Guernsey Football Association
- Founded: 1893; 132 years ago
- Headquarters: The Corbet Field
- President: Chris Schofield (title is Chairman)
- Website: www.guernseyfa.com

= Guernsey Football Association =

The Guernsey Football Association, also simply known as the Guernsey FA or the GFA, is the body that co-ordinates and organises the sport of football in Guernsey. Although, as a Crown Dependency, Guernsey is not a part of the United Kingdom, the local FA is affiliated with the English FA, and acts as a county football association.

==Organisation==
The organisation runs the Guernsey national football team (which competes in the Muratti Vase and the Island Games), the Guernsey league representative XI (which competes in the FA National League System Cup) and the Priaulx League, the main league competition on the island.

The representative XI won the National League Cup in 2010 and qualified for the UEFA Regions Cup, where they were eliminated in the group stages in Macedonia.
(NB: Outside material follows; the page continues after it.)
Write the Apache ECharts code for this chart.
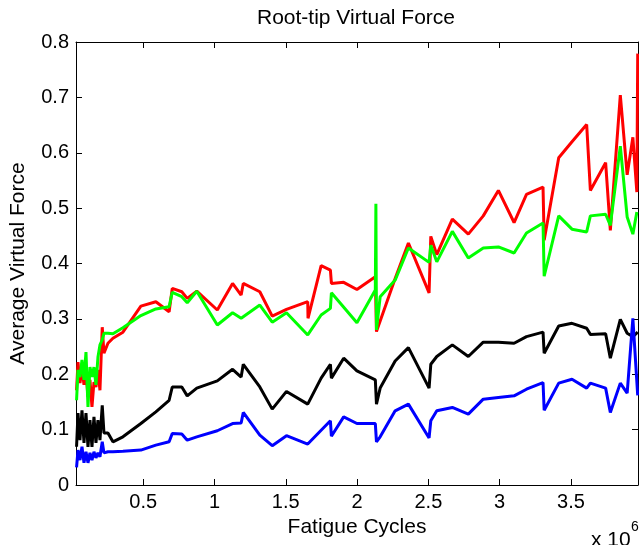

Following this run, the GFA proposed to establish a club which would join the English Football Pyramid in an attempt to offer the island's senior elite players the opportunity to progress further and test themselves at a higher level. In 2011 Guernsey F.C. was created.

The Guernsey FA is based at The Corbet Field (home of Member Club Vale Recreation F.C.), in Saint Sampson, Guernsey.

Chris Schofield was appointed Chairman in 2010 and replaced Mark Le Tissier who left to set up Guernsey F.C.

In March 2012, former Oxford United FC trainee, Angus Mackay, was appointed as the football development officer.

==Competitions==

=== Leagues ===
- Priaulx League
- Division 1 (formerly Jackson League)
- Division 2 (formerly Railway League 1)
- Division 3 (formerly Railway League 2)
- Under 18 Development League
- Under 16 Development League
- Under 14 Development League
- Under 13 Development League
- Women's League
- Veterans League

=== Cups ===
- Guernsey FA Cup
- Stranger Charity Cup (Priaulx League teams and U18's)
- Mauger Cup (Jackson League teams)
- Rouget Cup (Railway League teams)
- Old Vic Cup (Under 18 Development League)
- Loveridge Cup (Under 18 Development League)
- Normandie Cup (Under 16 Development League teams)
- Duquemin Cup (Under 16 Development League teams)
- MJ Le Prevost Cup (Under 14 Development League teams)
- Le Vallee Cup (under 14's)
- Corbet Cup (under 12's)
- Women's Knock-out Cup
- Women's Secondary Cup
- Frederick Martinez Cup (for top two Priaulx League sides from the previous season)
- Rawlinson Cup (Priaulx league pre-season competition)

==Presidents of the Guernsey Football Association==

| Name | Périod |
|---|---|
| Guernsey Alec Le Noury | 1984 - 2004 |
| Guernsey Dave Dorey | 2004 - 2005 |
| Guernsey Dave Nussbaumer | 2005 - 2008 |
| Guernsey Mark Le Tissier | 2008 - 2011 |
| Guernsey Chris Schofield | 2011 - |

== Football stadiums in Guernsey ==

| Stadium | Capacity | City |
|---|---|---|
| Footes Lane | 5,000 | Saint Peter Port |

In July 2023 it was announced that a new headquarters would be built at Victoria Avenue, St Peter Port, adjacent to The Track. 8 years in the planning, the buildings, including a clubhouse with bar and kitchen, and a changing room block, will be next to a new 3G pitch with a 400 seats stadium and terracing behind each goal. The £10m funding has come from grants and private donations. Guernsey FC will make the new stadium its home when it opens in 2025.